Minimize network presence
Last revision October 17, 2007
One way to prevent your computer from being hacked is by preventing others from accessing it over the network. Many corporations will use a device called a "firewall" that blocks outside users from gaining access to critical systems or services. In particular, many firewalls are designed to block hacker scans. Stanford University provides only a minimal firewall where the campus backbone connects to the Internet. This firewall lets almost all data flow through the network unchecked.
Local network managers are encouraged to implement a "department firewall". The School of Earth Sciences has such a firewall, covering all wired network jacks in its three buildings. The wireless network is separately managed by ITS and not protected by the Earth Sciences firewall. See this page for details about how the Earth Sciences firewall works.
A firewall reduces the likelihood that a hacker can probe our network and take advantage of vulnerabilities in individual computers. But some essential services must be left open through the firewall, and in addition, computers behind the firewall can become infected by hacker programs by other means and then probe all other computers on the Earth Sciences network. So everyone must still maintain security on their own computers.
The primary method to secure your computer on the network is to turn off all nonessential network services, such as file sharing, FTP, telnet, and web hosting. If your computer is not listening for network connections, a hacker cannot break into it. Services that you do provide, such as file sharing, must be protected with strong passwords.

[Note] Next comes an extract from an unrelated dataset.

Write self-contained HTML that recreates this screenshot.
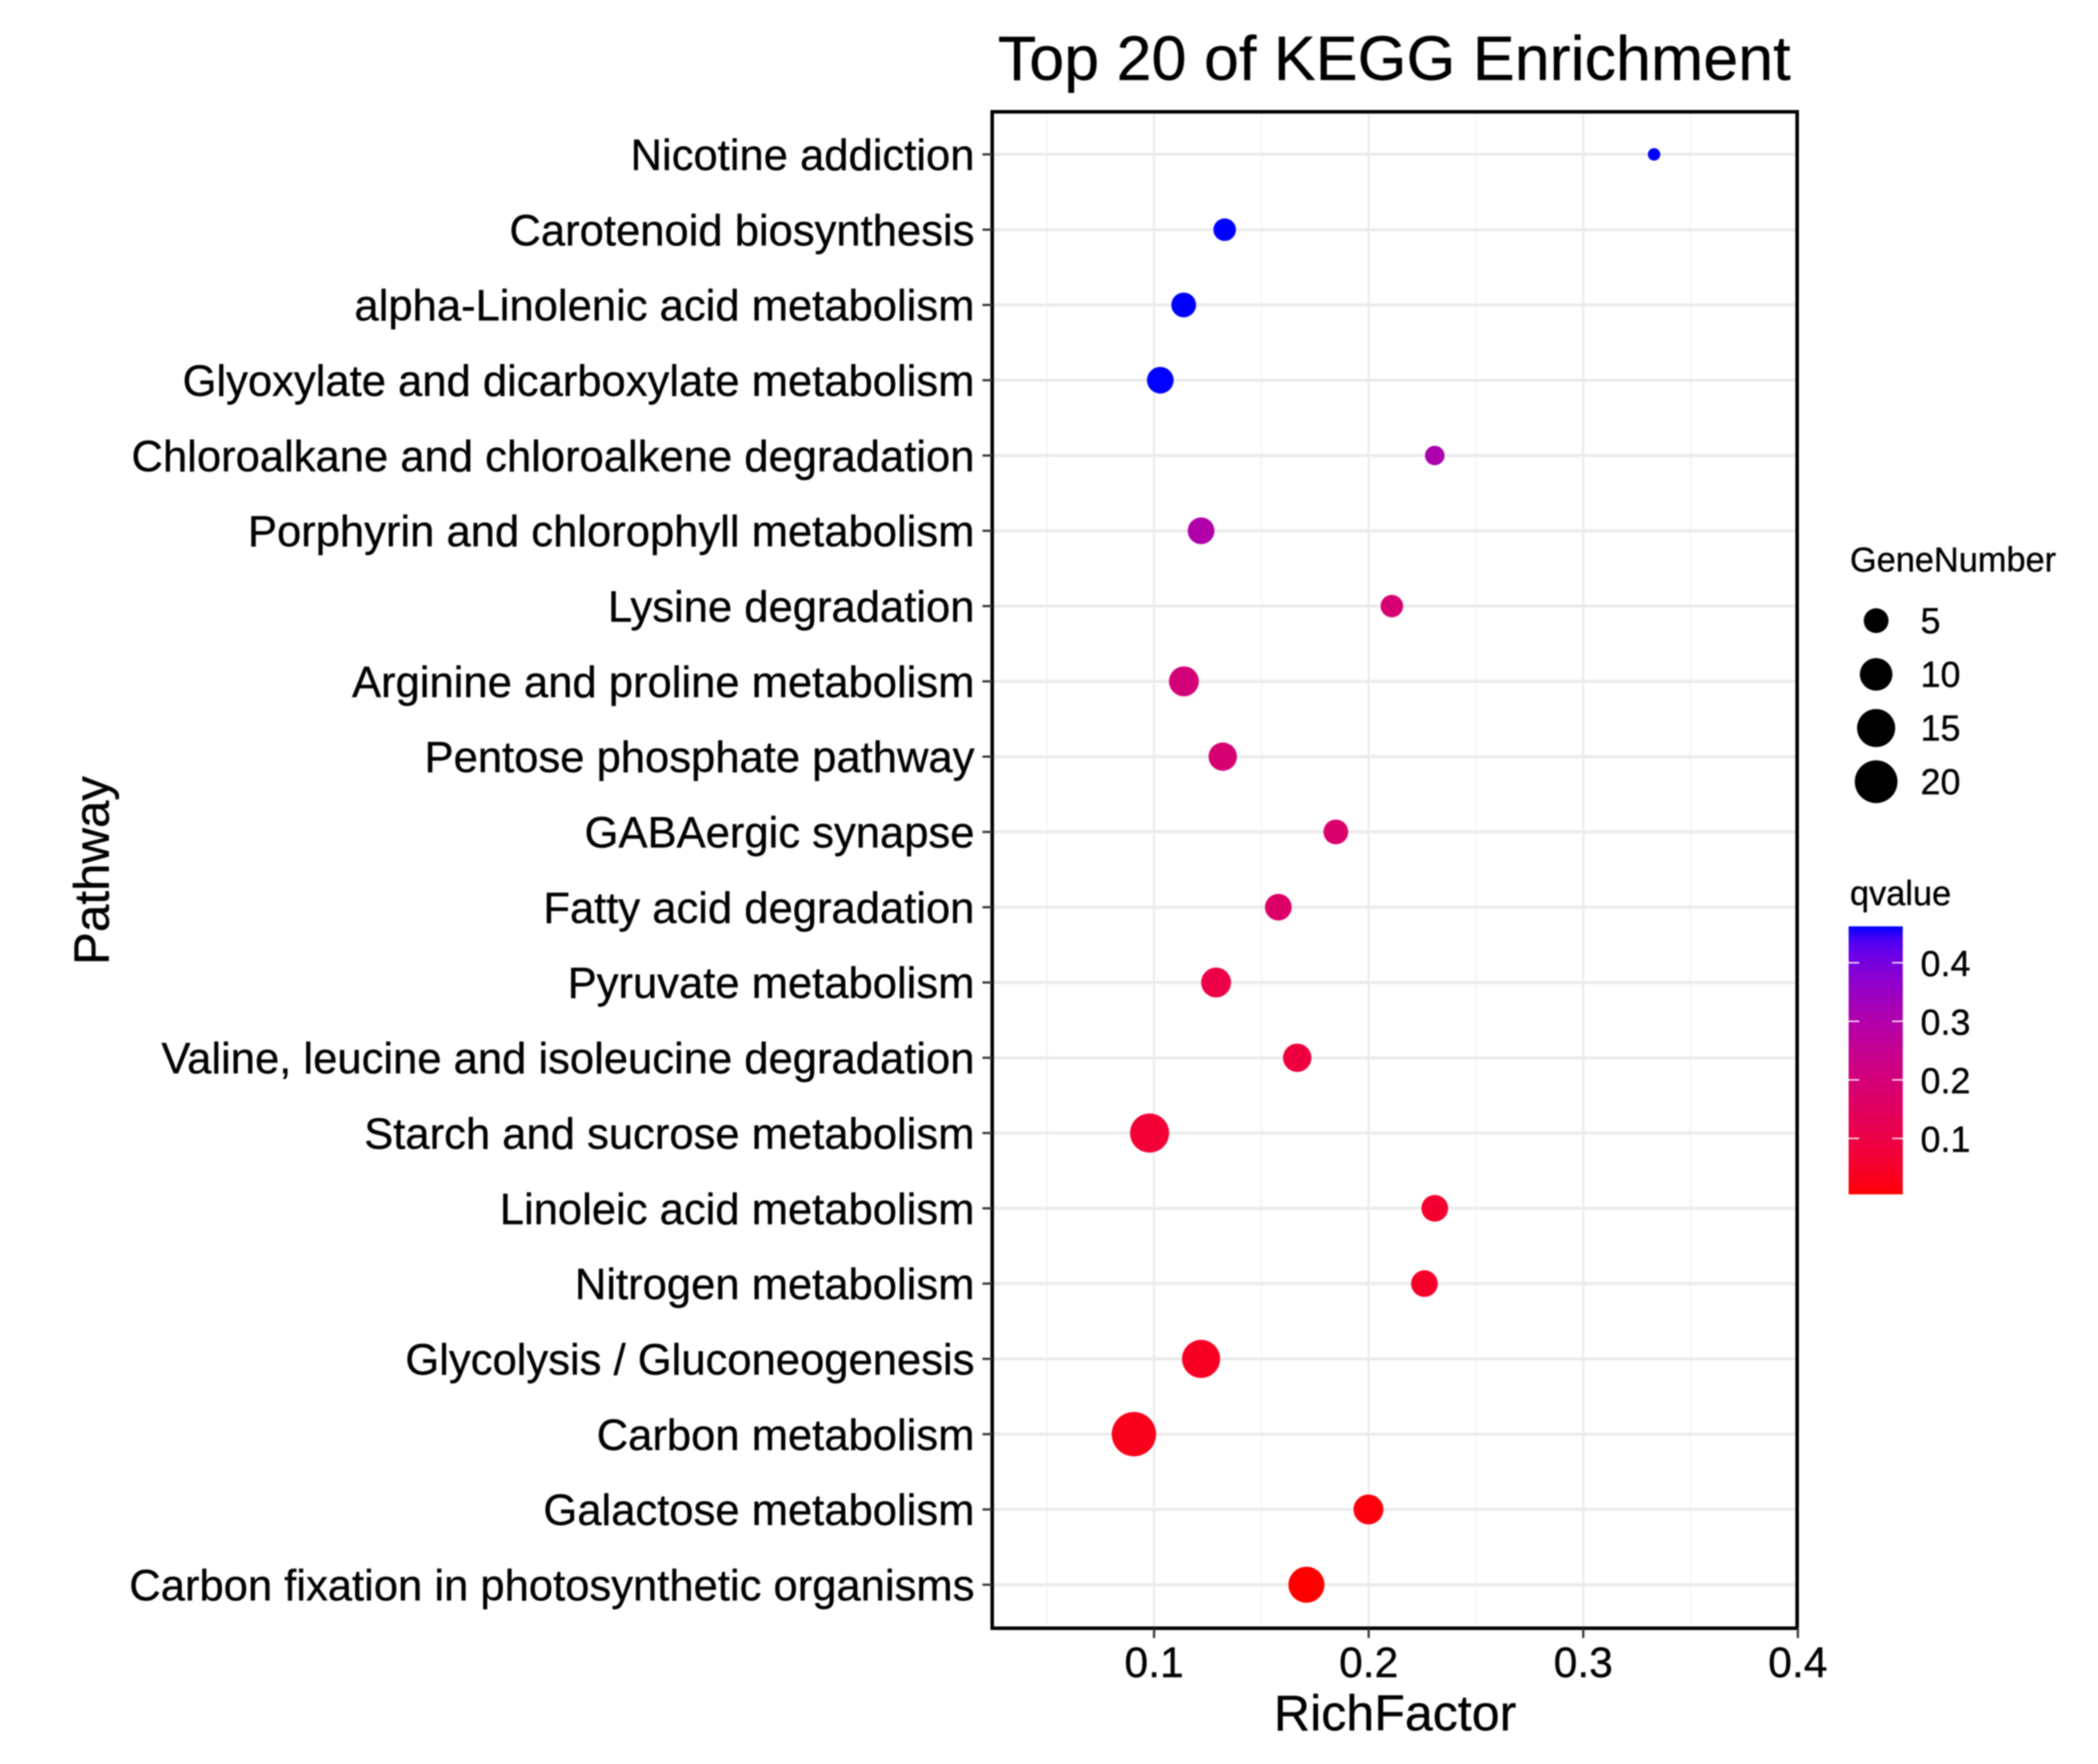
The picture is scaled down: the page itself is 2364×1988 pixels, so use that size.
<!DOCTYPE html>
<html lang="en">
<head>
<meta charset="utf-8">
<title>Top 20 of KEGG Enrichment</title>
<style>
html,body{margin:0;padding:0;background:#fff;width:2364px;height:1988px;overflow:hidden}
svg{display:block;filter:blur(0.8px)}
text{font-family:"Liberation Sans",Arial,sans-serif;fill:#000;stroke:#000;stroke-width:0.4px}
</style>
</head>
<body>
<svg id="chart" xmlns="http://www.w3.org/2000/svg" width="2364" height="1988" viewBox="0 0 2364 1988">
  <rect width="2364" height="1988" fill="#fff"/>
  <defs><linearGradient id="qGradient" x1="0" y1="1" x2="0" y2="0"></linearGradient></defs>
  <g id="grid"></g>
  <g id="points"></g>
  <rect x="1118" y="126" width="907" height="1709" fill="none" stroke="#000" stroke-width="4"/>
  <g id="yAxis"></g>
  <g id="xAxis"></g>
  <text x="1571" y="90" font-size="70.8" text-anchor="middle">Top 20 of KEGG Enrichment</text>
  <text x="1572" y="1950" font-size="56.5" text-anchor="middle">RichFactor</text>
  <text transform="translate(122.7,981) rotate(-90)" font-size="55.5" text-anchor="middle">Pathway</text>
  <g id="sizeLegend">
    <text x="2084.5" y="644" font-size="38.7">GeneNumber</text>
  </g>
  <g id="colorLegend">
    <text x="2084.5" y="1020" font-size="38.7">qvalue</text>
    <rect x="2083" y="1044" width="61" height="302" fill="url(#qGradient)"/>
  </g>
</svg>
<script>
const categories = ["Nicotine addiction","Carotenoid biosynthesis","alpha-Linolenic acid metabolism","Glyoxylate and dicarboxylate metabolism","Chloroalkane and chloroalkene degradation","Porphyrin and chlorophyll metabolism","Lysine degradation","Arginine and proline metabolism","Pentose phosphate pathway","GABAergic synapse","Fatty acid degradation","Pyruvate metabolism","Valine, leucine and isoleucine degradation","Starch and sucrose metabolism","Linoleic acid metabolism","Nitrogen metabolism","Glycolysis / Gluconeogenesis","Carbon metabolism","Galactose metabolism","Carbon fixation in photosynthetic organisms"];
const richFactor = [0.333,0.1329,0.1138,0.1029,0.2308,0.1219,0.2108,0.1139,0.132,0.1847,0.1579,0.1289,0.1667,0.0979,0.2308,0.226,0.1219,0.0906,0.1999,0.171];
const geneNumber = [2,4,5,6,3,6,4,8,7,5,6,8,7,16,6,6,15,22,8,13];
const qValue = [0.463,0.463,0.463,0.463,0.31,0.3,0.19,0.2,0.19,0.175,0.165,0.1,0.09,0.07,0.06,0.05,0.04,0.03,0.015,0.005];
const xTicks = [0.1,0.2,0.3,0.4];
const xMinorTicks = [0.05,0.15,0.25,0.35];
const sizeBreaks = [5,10,15,20];
const qBreaks = [0.1,0.2,0.3,0.4];

const SVGNS = 'http://www.w3.org/2000/svg';
const xScale = v => 1300.4 + (v - 0.1) * 2418;
const yScale = i => 174 + i * 84.84;
const radius = g => 7 + 18 * Math.sqrt((g - 2) / 20);
const qMin = 0.0045, qMax = 0.463;
const qY = q => 1283 - (q - 0.1) * 660;

function add(parent, tag, attrs, txt) {
  const n = document.createElementNS(SVGNS, tag);
  for (const k in attrs) n.setAttribute(k, attrs[k]);
  if (txt !== undefined) n.textContent = txt;
  parent.appendChild(n);
  return n;
}
function srgb2lab(c) {
  const f = c.map(v => { v /= 255; return v > 0.04045 ? Math.pow((v + 0.055) / 1.055, 2.4) : v / 12.92; });
  const X = (0.4124 * f[0] + 0.3576 * f[1] + 0.1805 * f[2]) / 0.95047;
  const Y = 0.2126 * f[0] + 0.7152 * f[1] + 0.0722 * f[2];
  const Z = (0.0193 * f[0] + 0.1192 * f[1] + 0.9505 * f[2]) / 1.08883;
  const g = t => t > 0.008856 ? Math.cbrt(t) : 7.787 * t + 16 / 116;
  return [116 * g(Y) - 16, 500 * (g(X) - g(Y)), 200 * (g(Y) - g(Z))];
}
function lab2css(l) {
  const fy = (l[0] + 16) / 116, fx = fy + l[1] / 500, fz = fy - l[2] / 200;
  const h = t => t * t * t > 0.008856 ? t * t * t : (t - 16 / 116) / 7.787;
  const X = h(fx) * 0.95047, Y = h(fy), Z = h(fz) * 1.08883;
  const rgb = [3.2406 * X - 1.5372 * Y - 0.4986 * Z, -0.9689 * X + 1.8758 * Y + 0.0415 * Z, 0.0557 * X - 0.204 * Y + 1.057 * Z];
  const o = rgb.map(v => { v = Math.max(0, Math.min(1, v)); v = v > 0.0031308 ? 1.055 * Math.pow(v, 1 / 2.4) - 0.055 : 12.92 * v; return Math.round(v * 255); });
  return 'rgb(' + o.join(',') + ')';
}
const labLow = srgb2lab([255, 0, 0]), labHigh = srgb2lab([0, 0, 255]);
function qColor(q) {
  const t = Math.max(0, Math.min(1, (q - qMin) / (qMax - qMin)));
  return lab2css(labLow.map((v, i) => v + (labHigh[i] - v) * t));
}

const gridG = document.getElementById('grid');
const pointsG = document.getElementById('points');
const yAxisG = document.getElementById('yAxis');
const xAxisG = document.getElementById('xAxis');
const sizeG = document.getElementById('sizeLegend');
const colorG = document.getElementById('colorLegend');
const gradient = document.getElementById('qGradient');

xMinorTicks.forEach(v => {
  const el = add(gridG, 'line', {x1: xScale(v), x2: xScale(v), y1: 126, y2: 1835, stroke: '#f3f3f3', 'stroke-width': 1.5});
  
  
});
xTicks.forEach(v => {
  const el = add(gridG, 'line', {x1: xScale(v), x2: xScale(v), y1: 126, y2: 1835, stroke: '#ebebeb', 'stroke-width': 2.4});
  
  
});
categories.forEach((c, i) => {
  const el = add(gridG, 'line', {x1: 1118, x2: 2025, y1: yScale(i), y2: yScale(i), stroke: '#ebebeb', 'stroke-width': 3.5});
  
  
});

categories.forEach((c, i) => {
  const tick = add(yAxisG, 'line', {x1: 1107, x2: 1118, y1: yScale(i), y2: yScale(i), stroke: '#333', 'stroke-width': 2.5});
  
  
  const label = add(yAxisG, 'text', {x: 1098, y: yScale(i) + 17.5, 'font-size': 49.1, 'text-anchor': 'end'}, c);
  
  
});

xTicks.forEach(v => {
  const tick = add(xAxisG, 'line', {x1: xScale(v), x2: xScale(v), y1: 1835, y2: 1846, stroke: '#333', 'stroke-width': 2.5});
  
  
  const label = add(xAxisG, 'text', {x: xScale(v), y: 1890, 'font-size': 48, 'text-anchor': 'middle'}, v.toFixed(1));
  
  
});

categories.forEach((c, i) => {
  const dot = add(pointsG, 'circle', {cx: xScale(richFactor[i]), cy: yScale(i), r: radius(geneNumber[i]), fill: qColor(qValue[i])});
  
  
});

sizeBreaks.forEach((g, i) => {
  const cy = 699.5 + i * 60.5;
  const dot = add(sizeG, 'circle', {cx: 2114, cy: cy, r: radius(g), fill: '#000'});
  
  
  const label = add(sizeG, 'text', {x: 2164, y: cy + 14, 'font-size': 40.5}, String(g));
  
  
});

for (let i = 0; i <= 20; i++) {
  const t = i / 20;
  add(gradient, 'stop', {offset: t, 'stop-color': qColor(qMin + t * (qMax - qMin))});
}
qBreaks.forEach(q => {
  const left = add(colorG, 'line', {x1: 2083, x2: 2095, y1: qY(q), y2: qY(q), stroke: '#fff', 'stroke-width': 1.5});
  
  
  const right = add(colorG, 'line', {x1: 2132, x2: 2144, y1: qY(q), y2: qY(q), stroke: '#fff', 'stroke-width': 1.5});
  
  
  const label = add(colorG, 'text', {x: 2164, y: qY(q) + 15, 'font-size': 40.5}, q.toFixed(1));
  
  
});
</script>
</body>
</html>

Turning off non-essential services is especially important for Microsoft Windows PCs, which come with full file sharing turned on by default. Unix/Linux systems also usually offer many network services that must be properly configured. Follow the instructions for Unix/Linux security configuration on the ITSS Unix Security web site. Apple Macintosh computers offer no network services "out of the box", and thus are initially safe from network hacking. Be sure to understand the security implications of any service before you turn it on.